Section 3(c) defines “communal and targeted violence” as any act or series of acts, whether spontaneous or planned, resulting in injury or harm to the person and or property, “knowingly directed against any person by virtue of his or her membership of any group”. Critics pointed out that the word “knowingly” in the provision would be an obstacle to proving an offence. It is because those accused of an offence under the Bill could take the plea that they did not know that the victim was a member of a non-dominant group. The relevance of Section 4 of the Bill, which further amplifies the meaning of “knowledge” as used in this definition, had also come in for criticism.

The explanatory note makes it clear that the advisories and recommendations of the national authority are not binding on State governments. This clarification appears to have been issued to dispel misgivings that the Bill violates the federal nature of India’s polity. Activists are perhaps right: if the Bill wants to ensure accountability, why not codify new offences to make the acts of commission and omission by public servants criminally liable instead of depending on non-binding advisories and recommendations of the national authority?

Notwithstanding some serious flaws in the Bill that raise questions about its effectiveness, the constitutional mandate behind the enactment of the Bill appears to be beyond dispute. The explanatory note specifically mentions Articles 14, 21 and 15(1) as the source of such mandate: The Constitution recognises that vulnerable groups, defined in Article 15(1), may require protection from discrimination by the state as it lays down that “the State shall not discriminate against any citizen on grounds only of religion, race, caste, sex, place of birth or any of them”.

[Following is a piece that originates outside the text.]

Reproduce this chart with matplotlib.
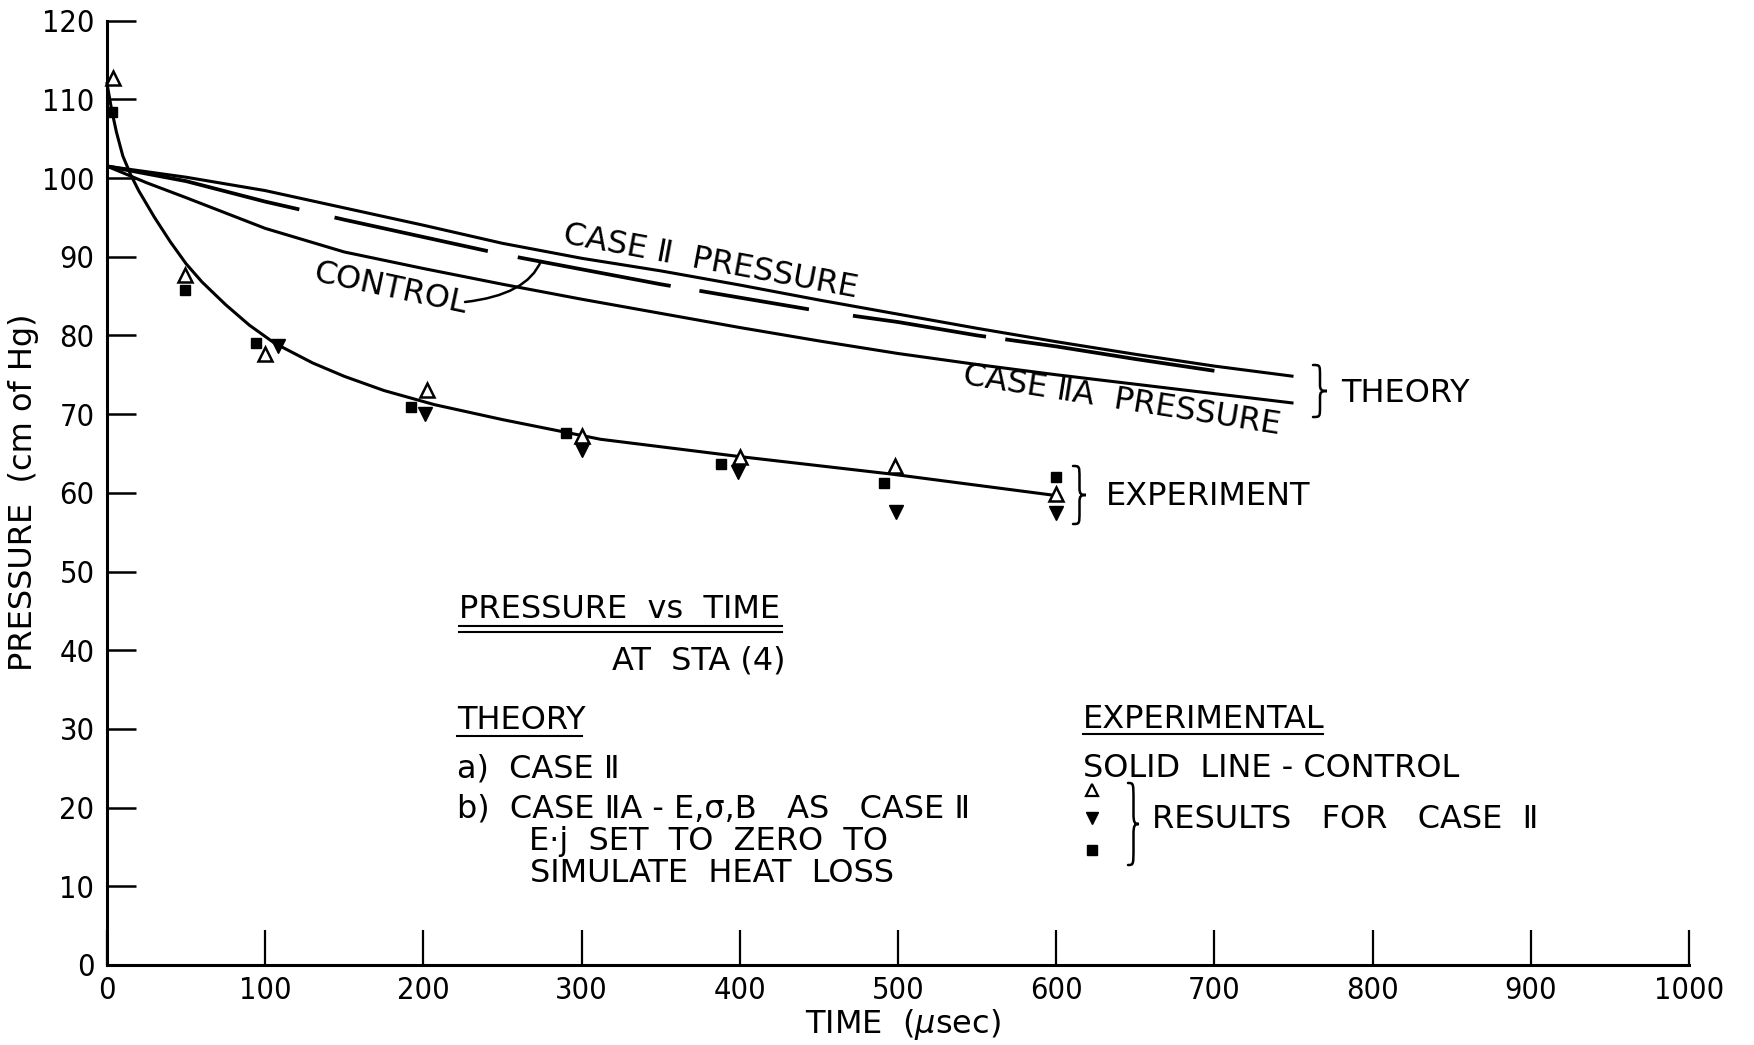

Besides, the note explains: “The Protection of Women from Domestic Violence Act, 2005, and the Scheduled Castes and Scheduled Tribes (Prevention of Atrocities) Act, 1989, are examples in the Indian legal system of special legislative provisions for vulnerable groups in response to social reality and experience. Entry 2A and 97 under List 1 of the Seventh Schedule empower the Central government to enact laws for the protection of life and liberty.”